NASCAR officials intend to "detune" the cooling systems used on the Chevrolet, Dodge, Ford and Toyota race cars, downsizing radiators from five gallons to two gallons; they'll also downsize accumulators (overflow cans) from one gallon to a half-gallon, the technical bulletin said.

Teams will have softer springs on the cars, will run a smaller rear spoiler and a slightly larger restrictor plate than last year of 29/32-inch. Darby and Pemberton believe the smaller radiators and accumulators will make the cooling systems less efficient and will stop cars from running tandem in the draft, forcing them to spend more time in fresh air in order to keep temps lower.

Recent Daytona and Talladega races have been festivals of drafting. Last year, in particular it appeared drivers were making deals to find a dance partner--and only one, not the two or three or more partners they'd had in the past--to effect drafting.
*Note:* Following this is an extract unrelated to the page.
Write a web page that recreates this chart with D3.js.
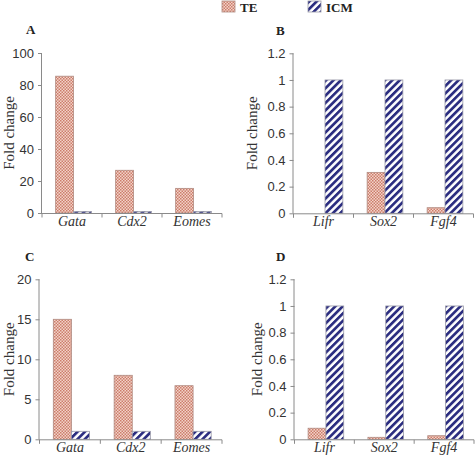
<!DOCTYPE html>
<html><head><meta charset="utf-8">
<script src="https://cdn.jsdelivr.net/npm/d3@7"></script>
<style>
html,body{margin:0;padding:0;background:#fff;}
svg{display:block;}
</style></head>
<body>
<script>
// ---- data ----
const seriesNames = ["TE", "ICM"];
const catsTroph = ["Gata", "Cdx2", "Eomes"];
const catsPluri = ["Lifr", "Sox2", "Fgf4"];
const teA = [85.5, 26.7, 15.4];
const icmA = [1, 1, 1];
const teB = [0, 0.307, 0.042];
const icmB = [1, 1, 1];
const teC = [15.0, 8.0, 6.7];
const icmC = [1, 1, 1];
const teD = [0.083, 0.015, 0.027];
const icmD = [1, 1, 1];
const ticksA = [0, 20, 40, 60, 80, 100];
const ticksB = [0, 0.2, 0.4, 0.6, 0.8, 1, 1.2];
const ticksC = [0, 5, 10, 15, 20];
const ticksD = [0, 0.2, 0.4, 0.6, 0.8, 1, 1.2];
const panelLetters = ["A", "B", "C", "D"];
const yTitle = "Fold change";

const W = 476, H = 456;
const svg = d3.select("body").append("svg").attr("width", W).attr("height", H);
const defs = svg.append("defs");

// TE pattern: pink checker
const pTE = defs.append("pattern").attr("id", "pTE").attr("patternUnits", "userSpaceOnUse")
  .attr("width", 3).attr("height", 3);
pTE.append("rect").attr("width", 3).attr("height", 3).attr("fill", "#f3d3c9");
pTE.append("rect").attr("x", 0).attr("y", 0).attr("width", 1.5).attr("height", 1.5).attr("fill", "#cc7d6b");
pTE.append("rect").attr("x", 1.5).attr("y", 1.5).attr("width", 1.5).attr("height", 1.5).attr("fill", "#cc7d6b");

// ICM pattern: navy diagonal stripes "/"
const pICM = defs.append("pattern").attr("id", "pICM").attr("patternUnits", "userSpaceOnUse")
  .attr("width", 5.2).attr("height", 10).attr("patternTransform", "rotate(45)");
pICM.append("rect").attr("width", 5.2).attr("height", 10).attr("fill", "#ffffff");
pICM.append("rect").attr("width", 2.7).attr("height", 10).attr("fill", "#2b2d80");

const fills = {TE: "url(#pTE)", ICM: "url(#pICM)"};
const strokes = {TE: "#b08a80", ICM: "#9a9aa8"};
const axisColor = "#8a8a8a";

const panels = [
  {letter: panelLetters[0], cats: catsTroph, te: teA, icm: icmA, ticks: ticksA, max: 100,
   x0: 42, x1: 222, yTop: 53, yBot: 213, lx: 26, ly: 34, tx: 13.5},
  {letter: panelLetters[1], cats: catsPluri, te: teB, icm: icmB, ticks: ticksB, max: 1.2,
   x0: 293.5, x1: 473.5, yTop: 53.3, yBot: 213.3, lx: 276, ly: 35, tx: 257},
  {letter: panelLetters[2], cats: catsTroph, te: teC, icm: icmC, ticks: ticksC, max: 20,
   x0: 39.5, x1: 222, yTop: 279.3, yBot: 439.3, lx: 25, ly: 261, tx: 13.5},
  {letter: panelLetters[3], cats: catsPluri, te: teD, icm: icmD, ticks: ticksD, max: 1.2,
   x0: 294.5, x1: 474, yTop: 279.3, yBot: 439.3, lx: 276, ly: 261, tx: 262}
];

panels.forEach(p => {
  const g = svg.append("g");
  const x = d3.scaleBand().domain(p.cats).range([p.x0, p.x1]).paddingInner(0).paddingOuter(0);
  const xs = d3.scaleBand().domain(seriesNames).range([0, x.bandwidth()]).paddingInner(0).paddingOuter(0.68);
  const y = d3.scaleLinear().domain([0, p.max]).range([p.yBot, p.yTop]);

  const rows = p.cats.map((c, i) => ({cat: c, TE: p.te[i], ICM: p.icm[i]}));

  // bars
  rows.forEach(r => {
    seriesNames.forEach(s => {
      const v = r[s];
      if (v <= 0) return;
      g.append("rect")
        .attr("x", x(r.cat) + xs(s) + 1.5)
        .attr("y", y(v))
        .attr("width", xs.bandwidth())
        .attr("height", y(0) - y(v))
        .attr("fill", fills[s])
        .attr("stroke", strokes[s])
        .attr("stroke-width", 0.8);
    });
  });

  // y axis
  const yAxis = d3.axisLeft(y).tickValues(p.ticks).tickSize(4).tickPadding(4)
    .tickFormat(d => d3.format("")(+d.toFixed(2)));
  const ya = g.append("g").attr("transform", `translate(${p.x0},0)`).call(yAxis);
  ya.select(".domain").attr("stroke", axisColor).attr("d", `M-0.5,${p.yTop}V${p.yBot}`);
  ya.selectAll(".tick line").attr("stroke", axisColor);
  ya.selectAll(".tick text").attr("font-family", "'Liberation Sans', Arial, sans-serif")
    .attr("font-size", 13).attr("fill", "#333");

  // x axis line + boundary ticks
  const xa = g.append("g").attr("transform", `translate(0,${p.yBot})`)
    .call(d3.axisBottom(x).tickSize(0).tickPadding(3));
  xa.select(".domain").attr("stroke", axisColor).attr("d", `M${p.x0 - 0.5},0.5H${p.x1}`);
  xa.selectAll(".tick text").attr("font-family", "'Liberation Serif', 'Times New Roman', serif")
    .attr("font-style", "italic").attr("font-size", 14).attr("fill", "#333");
  const bounds = p.cats.map(c => x(c)).concat([x(p.cats[p.cats.length - 1]) + x.bandwidth()]);
  xa.selectAll("line.bt").data(bounds).enter().append("line").attr("class", "bt")
    .attr("x1", d => d).attr("x2", d => d).attr("y1", 0.5).attr("y2", 4.5)
    .attr("stroke", axisColor);

  // y title
  g.append("text")
    .attr("transform", `translate(${p.tx},${(p.yTop + p.yBot) / 2 + 0}) rotate(-90)`)
    .attr("text-anchor", "middle")
    .attr("font-family", "'Liberation Serif', 'Times New Roman', serif")
    .attr("font-size", 15).attr("fill", "#333").text(yTitle);

  // panel letter
  g.append("text").attr("x", p.lx).attr("y", p.ly)
    .attr("font-family", "'Liberation Serif', 'Times New Roman', serif")
    .attr("font-weight", "bold").attr("font-size", 13).attr("fill", "#222").text(p.letter);
});

// legend
const legend = svg.append("g");
const legItems = [{s: "TE", x: 222}, {s: "ICM", x: 308}];
legItems.forEach(it => {
  legend.append("rect").attr("x", it.x).attr("y", 1).attr("width", 13).attr("height", 11)
    .attr("fill", fills[it.s]).attr("stroke", strokes[it.s]).attr("stroke-width", 0.8);
  legend.append("text").attr("x", it.x + 18).attr("y", 11.5)
    .attr("font-family", "'Liberation Serif', 'Times New Roman', serif")
    .attr("font-weight", "bold").attr("font-size", 13).attr("fill", "#222").text(it.s);
});
</script>
</body></html>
They would ride the banks together, pit together--was this a marriage or a race?--and trade positions of pushing a car or being pushed as temperatures rose and fell on the engine. This made for record lead changes, but seemed artificial at best. Fans recognized the lack of true racing throughout the field and showed their displeasure by staying away and complaining to NASCAR.

Still, finishes like rookie Trevor Bayne's final-lap dash in the Daytona 500 last February and Jimmie Johnson's last gasp victory at Talladega in April were spectacular, as was David Ragan's first win at Daytona in July and Clint Bowyer's win on the 'Dega 2.66-mile banks in October.

Teams will have a chance to test the new specifications on January 12-14 at Daytona before returning for Speed Week on February 17th.

The effect on engines remains to be seen, but the smaller radiator and accumulator should force crews to adopt new manners of dealing with a lack of cooling at the front of their cars in order to allow some drafting schemes, which have been part of NASCAR's racing culture.